Rows from a dataset of charts and code
==============================

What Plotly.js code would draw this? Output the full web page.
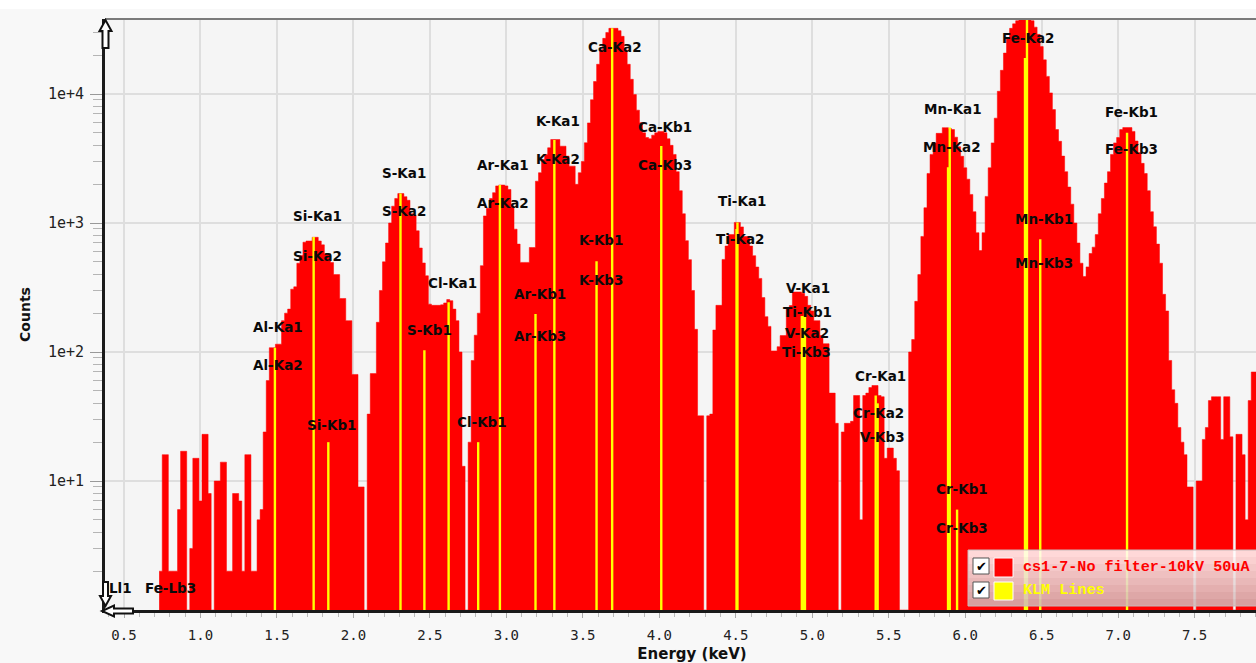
<!DOCTYPE html>
<html><head><meta charset="utf-8">
<script src="https://cdn.plot.ly/plotly-3.0.1.min.js"></script>
<style>html,body{margin:0;padding:0;overflow:hidden;background:#ffffff;} #chart{width:1280px;height:663px;}</style>
</head><body><div id="chart"></div>
<script>
// ---------------- data ----------------
const seriesName = 'cs1-7-No filter-10kV 50uA';
const klmName = 'KLM Lines';
const energyStart = 0.74;   // keV, centre of first channel shown
const channelWidth = 0.02;  // keV per channel
const counts = [
  2,16,16,2,2,2,6,17,17,0,
  3,15,15,7,23,23,8,0,10,10,
  14,14,2,2,8,8,7,2,16,16,
  2,2,5,6,24,60,108,108,115,115,
  175,200,215,307,320,488,560,710,725,725,
  775,775,725,677,578,578,494,398,398,260,
  260,175,175,67,67,9,9,0,33,68,
  68,170,300,500,700,1000,1350,1550,1690,1690,
  1600,1500,1180,1150,870,640,490,390,235,230,
  230,230,232,240,255,250,215,175,100,13,
  0,20,86,135,200,467,1135,1300,1550,1720,
  1940,1970,1970,1940,1820,1355,896,686,495,495,
  495,646,646,2110,2455,3110,3400,3830,4440,4440,
  4440,3940,3940,3300,2760,2760,1995,2455,3000,4190,
  5970,9030,12500,17000,22000,27000,30000,32300,32300,32300,
  31000,28000,22000,17000,13000,9900,7500,6000,5000,4600,
  4500,4800,5000,5130,5130,5000,4500,4000,3400,2500,
  1780,1180,730,520,300,150,32,32,0,32,
  33,148,230,230,522,663,813,813,1010,1010,
  933,785,785,663,558,456,372,264,188,158,
  102,102,110,134,134,220,229,292,292,292,
  285,270,230,208,175,175,134,116,116,48,
  48,28,0,24,28,28,29,46,46,5,
  46,48,53,55,55,46,45,15,18,18,
  15,12,0,0,0,100,125,247,398,787,
  1313,2422,3404,4180,4955,4955,5486,5486,5400,5300,
  4628,3900,3290,2680,2187,1665,1224,841,611,841,
  1608,2680,4180,6500,10500,15270,20760,27240,32300,35000,
  37000,38000,38800,38800,38800,37000,33000,29000,23300,18400,
  13700,10200,7570,5300,4300,3300,2500,1900,1400,1000,
  700,488,385,457,580,650,813,1180,1550,2040,
  2500,3400,4180,4600,5300,5490,5490,5490,5130,4320,
  3520,2900,2420,1780,1224,935,686,488,280,208,
  86,51,40,26,20,16,9,9,0,10,
  10,21,26,42,45,45,45,21,45,45,
  22,0,23,23,16,5,42,70,70
];
const energies = counts.map((_, i) => +(energyStart + i * channelWidth).toFixed(3));

// KLM marker lines (energy keV, height in counts)
const klmEnergy = [1.4867,1.7400,1.8359,2.3078,2.4640,2.6224,2.8156,2.9577,3.1905,3.3138,3.5896,3.6917,4.0127,4.5049,4.5108,4.9318,4.9441,4.9522,5.4147,5.4273,5.8877,5.8988,5.9467,6.3908,6.4038,6.4905,7.0580];
const klmCounts = [108,780,20,1690,103,243,20,1970,197,4400,505,32300,3960,900,1010,190,190,200,46,40,2700,5500,6,19000,37500,750,5000];

// KLM labels: text, energy (keV), log10(counts) position
const labelText = ['Ll1','Fe-Lb3','Al-Ka1','Al-Ka2','Si-Ka1','Si-Ka2','Si-Kb1','S-Ka1','S-Ka2','S-Kb1','Cl-Ka1','Cl-Kb1','Ar-Ka1','Ar-Ka2','Ar-Kb1','Ar-Kb3','K-Ka1','K-Ka2','K-Kb1','K-Kb3','Ca-Ka2','Ca-Kb1','Ca-Kb3','Ti-Ka1','Ti-Ka2','V-Ka1','Ti-Kb1','V-Ka2','Ti-Kb3','Cr-Ka1','Cr-Ka2','V-Kb3','Mn-Ka1','Mn-Ka2','Cr-Kb1','Cr-Kb3','Fe-Ka2','Mn-Kb1','Mn-Kb3','Fe-Kb1','Fe-Kb3'];
const labelX = [0.480,0.807,1.507,1.507,1.762,1.762,1.854,2.331,2.331,2.495,2.645,2.841,2.978,2.978,3.220,3.220,3.338,3.338,3.619,3.619,3.710,4.037,4.037,4.541,4.528,4.973,4.966,4.966,4.960,5.443,5.436,5.456,5.920,5.914,5.979,5.979,6.410,6.515,6.515,7.084,7.084];
const labelY = [0.172,0.172,2.195,1.902,3.052,2.744,1.431,3.384,3.091,2.172,2.535,1.454,3.446,3.153,2.450,2.126,3.794,3.500,2.867,2.558,4.365,3.747,3.446,3.168,2.875,2.497,2.311,2.149,2.002,1.817,1.524,1.338,3.886,3.593,0.937,0.635,4.435,3.029,2.690,3.863,3.570];

const xTickVals = [0.5,1,1.5,2,2.5,3,3.5,4,4.5,5,5.5,6,6.5,7,7.5];
const xTickText = ['0.5','1.0','1.5','2.0','2.5','3.0','3.5','4.0','4.5','5.0','5.5','6.0','6.5','7.0','7.5'];
const yTickVals = [10,100,1000,10000];
const yTickText = ['1e+1','1e+2','1e+3','1e+4'];

// log-axis floor: the axis starts at 1 count, so empty channels sit on the floor
const axisFloor = 1;
// step outline of the channel histogram (each channel spans its full width)
const stepX = [], stepY = [];
counts.forEach((c, i) => {
  stepX.push(+(energies[i] - channelWidth / 2).toFixed(3), +(energies[i] + channelWidth / 2).toFixed(3));
  stepY.push(Math.max(c, axisFloor), Math.max(c, axisFloor));
});
// KLM markers as vertical lines from the axis floor up to their height
const klmX = [], klmY = [];
klmEnergy.forEach((e, i) => { klmX.push(e, e, null); klmY.push(axisFloor, klmCounts[i], null); });

// ---------------- layout helpers ----------------
const W = 1280, H = 663, ML = 105, MR = 1, MT = 19, MB = 53;
const PW = W - ML - MR, PH = H - MT - MB;
const px = x => (x - ML) / PW;
const py = y => (H - MB - y) / PH;
const pathOf = pts => pts.map((p, i) => (i ? 'L' : 'M') + px(p[0]).toFixed(5) + ',' + py(p[1]).toFixed(5)).join(' ') + ' Z';

const minorX = [];
for (let i = 4; i <= 80; i++) minorX.push(+(i / 10).toFixed(1));
const minorY = [];
for (let d = 0; d <= 4; d++) for (let m = 2; m <= 9; m++) { const v = m * Math.pow(10, d); if (Math.log10(v) < 4.58) minorY.push(v); }

const shapes = [];
shapes.push({type:'rect', xref:'paper', yref:'paper', x0:px(0), x1:px(W), y0:py(0), y1:py(9), fillcolor:'#ffffff', line:{width:0}, layer:'below'});
shapes.push({type:'line', xref:'paper', yref:'paper', x0:0, x1:1, y0:1, y1:1, line:{color:'#7a7a7a', width:2}});
const arrowStyle = {fillcolor:'#ffffff', line:{color:'#111111', width:2}};
shapes.push(Object.assign({type:'path', xref:'paper', yref:'paper', path: pathOf([[102.5,48],[102.5,31],[99.5,31],[105.5,20],[111.5,31],[108.5,31],[108.5,48]])}, arrowStyle));
shapes.push(Object.assign({type:'path', xref:'paper', yref:'paper', path: pathOf([[103,582],[108,582],[108,596],[111,596],[105.5,606],[100,596],[103,596]])}, arrowStyle));
shapes.push(Object.assign({type:'path', xref:'paper', yref:'paper', path: pathOf([[133,608.5],[114,608.5],[114,605.5],[102,611],[114,616.5],[114,613.5],[133,613.5]])}, arrowStyle));
const lgTop = 550, lgBot = 606, lgLeft = 968, nStrip = 8;
for (let i = 0; i < nStrip; i++) {
  const t = i / (nStrip - 1);
  const r = Math.round(255 - 45 * t), g = Math.round(252 - 67 * t), b = Math.round(252 - 67 * t);
  const y0 = lgTop + (lgBot - lgTop) * i / nStrip, y1 = lgTop + (lgBot - lgTop) * (i + 1) / nStrip;
  shapes.push({type:'rect', xref:'paper', yref:'paper', x0:px(lgLeft), x1:px(W + 5), y0:py(y1), y1:py(y0), fillcolor:`rgba(${r},${g},${b},0.86)`, line:{width:0}});
}
shapes.push({type:'rect', xref:'paper', yref:'paper', x0:px(lgLeft), x1:px(W + 5), y0:py(lgBot), y1:py(lgTop), fillcolor:'rgba(0,0,0,0)', line:{color:'#c9b9b9', width:1}});
[[558,574],[582,598]].forEach(r => shapes.push({type:'rect', xref:'paper', yref:'paper', x0:px(973), x1:px(989), y0:py(r[1]), y1:py(r[0]), fillcolor:'#ffffff', line:{color:'#555555', width:1}}));
shapes.push({type:'rect', xref:'paper', yref:'paper', x0:px(994), x1:px(1013), y0:py(577), y1:py(558), fillcolor:'#ff0000', line:{color:'#ffffff', width:1}});
shapes.push({type:'rect', xref:'paper', yref:'paper', x0:px(994), x1:px(1013), y0:py(600), y1:py(582), fillcolor:'#ffff00', line:{color:'#ffffff', width:1}});

const annotations = labelText.map((t, i) => ({
  x: labelX[i], y: labelY[i], xref:'x', yref:'y', text:'<b>' + t + '</b>', showarrow:false,
  xanchor:'center', yanchor:'middle', font:{family:'DejaVu Sans', size:13.5, color:'#0a0a0a'}
}));
annotations.push({x:px(981), y:py(566), xref:'paper', yref:'paper', text:'✔', showarrow:false, xanchor:'center', yanchor:'middle', font:{family:'DejaVu Sans', size:13, color:'#000'}});
annotations.push({x:px(981), y:py(590), xref:'paper', yref:'paper', text:'✔', showarrow:false, xanchor:'center', yanchor:'middle', font:{family:'DejaVu Sans', size:13, color:'#000'}});
annotations.push({x:px(1021), y:py(567), xref:'paper', yref:'paper', text:'<b>' + seriesName + '</b>', showarrow:false, xanchor:'left', yanchor:'middle', font:{family:'Liberation Mono', size:15.1, color:'#ff0000'}});
annotations.push({x:px(1021), y:py(590), xref:'paper', yref:'paper', text:'<b>' + klmName + '</b>', showarrow:false, xanchor:'left', yanchor:'middle', font:{family:'Liberation Mono', size:15.1, color:'#ffff00'}});

const traces = [
  {type:'scatter', mode:'lines', name:seriesName, x:stepX, y:stepY,
   line:{color:'#ff0000', width:0.5, simplify:false}, fill:'tozeroy', fillcolor:'#ff0000', showlegend:false, hoverinfo:'x+y'},
  {type:'scatter', mode:'lines', name:klmName, x:klmX, y:klmY, connectgaps:false,
   line:{color:'#ffff00', width:2.4}, showlegend:false, hoverinfo:'x+y'}
];

const tickFont = {family:'DejaVu Sans Mono', size:14, color:'#222222'};
const layout = {
  width:W, height:H, margin:{l:ML, r:MR, t:MT, b:MB, pad:0},
  paper_bgcolor:'#f8f8f8', plot_bgcolor:'#f5f5f5', showlegend:false,
  xaxis:{range:[0.3758, 8.0515], tickmode:'array', tickvals:xTickVals, ticktext:xTickText,
    ticks:'outside', ticklen:5, tickcolor:'#aaaaaa', tickwidth:1, tickfont:tickFont, ticklabelstandoff:5,
    minor:{tickmode:'array', tickvals:minorX, ticks:'outside', ticklen:4, tickcolor:'#bbbbbb', showgrid:false},
    showgrid:true, gridcolor:'#dedede', gridwidth:2, zeroline:false,
    showline:true, linecolor:'#1a1a1a', linewidth:3,
    title:{text:'<b>Energy (keV)</b>', font:{family:'DejaVu Sans', size:15, color:'#111111'}, standoff:8}},
  yaxis:{type:'log', range:[0, 4.5815], tickmode:'array', tickvals:yTickVals, ticktext:yTickText,
    ticks:'outside', ticklen:12, tickcolor:'#999999', tickwidth:1, tickfont:{family:'DejaVu Sans Mono', size:15, color:'#222222'}, ticklabelstandoff:3,
    minor:{tickmode:'array', tickvals:minorY, ticks:'outside', ticklen:9, tickcolor:'#b5b5b5', showgrid:false},
    showgrid:true, gridcolor:'#dedede', gridwidth:2, zeroline:false,
    showline:true, linecolor:'#1a1a1a', linewidth:3,
    title:{text:'<b>Counts</b>', font:{family:'DejaVu Sans', size:14, color:'#111111'}, standoff:14}},
  shapes:shapes, annotations:annotations
};
Plotly.newPlot('chart', traces, layout, {displayModeBar:false, staticPlot:true});
</script>
</body></html>
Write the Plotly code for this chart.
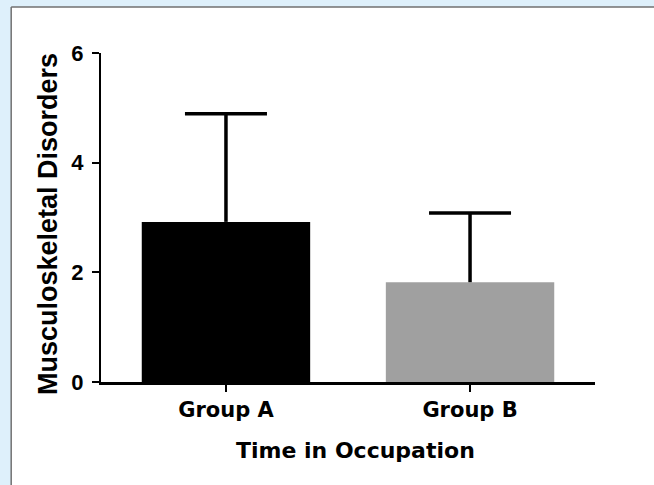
import plotly.graph_objects as go

categories = ["Group A", "Group B"]
means = [2.92, 1.82]
sds = [1.97, 1.26]
bar_colors = ["#000000", "#a0a0a0"]
y_ticks = [0, 2, 4, 6]

positions = list(range(len(categories)))

fig = go.Figure()
fig.add_trace(go.Bar(
    x=positions, y=means, width=0.69,
    marker=dict(color=bar_colors, line=dict(width=0)),
    showlegend=False, hoverinfo="skip",
))

cap = 0.168
ex, ey = [], []
for p, m, s in zip(positions, means, sds):
    ex += [p, p, None, p - cap, p + cap, None]
    ey += [m, m + s, None, m + s, m + s, None]
fig.add_trace(go.Scatter(
    x=ex, y=ey, mode="lines",
    line=dict(color="black", width=3.5),
    showlegend=False, hoverinfo="skip", cliponaxis=False,
))

fig.update_layout(
    width=654, height=485,
    margin=dict(l=101, r=59, t=53, b=103),
    paper_bgcolor="white", plot_bgcolor="white",
    shapes=[
        dict(type="rect", xref="paper", yref="paper", x0=-0.3, x1=1.2, y0=1.1398, y1=1.3,
             fillcolor="#def0fb", line=dict(width=0), layer="below"),
        dict(type="rect", xref="paper", yref="paper", x0=-0.3, x1=-0.1818, y0=-0.4, y1=1.3,
             fillcolor="#def0fb", line=dict(width=0), layer="below"),
        dict(type="line", xref="paper", yref="paper", x0=-0.1818, x1=1.2, y0=1.1398, y1=1.1398,
             line=dict(color="#707070", width=1.5), layer="below"),
        dict(type="line", xref="paper", yref="paper", x0=-0.1818, x1=-0.1818, y0=-0.4, y1=1.1398,
             line=dict(color="#707070", width=1.5), layer="below"),
    ],
    xaxis=dict(
        range=[-0.512, 1.512], tickvals=positions, ticktext=categories,
        showline=True, linecolor="black", linewidth=2.5,
        ticks="outside", ticklen=7, tickwidth=2, tickcolor="black",
        showgrid=False, zeroline=False,
        tickfont=dict(family="DejaVu Sans", size=21, color="black", weight="bold"),
    ),
    yaxis=dict(
        range=[0, 6], tickvals=y_ticks,
        showline=True, linecolor="black", linewidth=2,
        ticks="outside", ticklen=7, tickwidth=2, tickcolor="black",
        showgrid=False, zeroline=False, ticklabelstandoff=4,
        tickfont=dict(family="Liberation Sans", size=22, color="black", weight="bold"),
    ),
    annotations=[
        dict(text="Time in Occupation", xref="paper", yref="paper",
             x=(355 - 101) / 494, y=(382 - 450) / 329, xanchor="center", yanchor="middle",
             showarrow=False,
             font=dict(family="DejaVu Sans", size=22, color="black", weight="bold")),
        dict(text="Musculoskeletal Disorders", xref="paper", yref="paper",
             x=(48 - 101) / 494, y=(382 - 224) / 329, xanchor="center", yanchor="middle",
             showarrow=False, textangle=-90,
             font=dict(family="Liberation Sans", size=27, color="black", weight="bold")),
    ],
)

fig.write_html("out.html", config={"displayModeBar": False},
               post_script="document.body.style.margin='0';document.body.style.overflow='hidden';")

==============================

Exercise
Look above for the line with "Write the Plotly code for this chart." and the line with "positions = list(range(len(categories)))"; set down those two lines and all lines between them exactly, without pictures and without anything else.

Response below
Write the Plotly code for this chart.
import plotly.graph_objects as go

categories = ["Group A", "Group B"]
means = [2.92, 1.82]
sds = [1.97, 1.26]
bar_colors = ["#000000", "#a0a0a0"]
y_ticks = [0, 2, 4, 6]

positions = list(range(len(categories)))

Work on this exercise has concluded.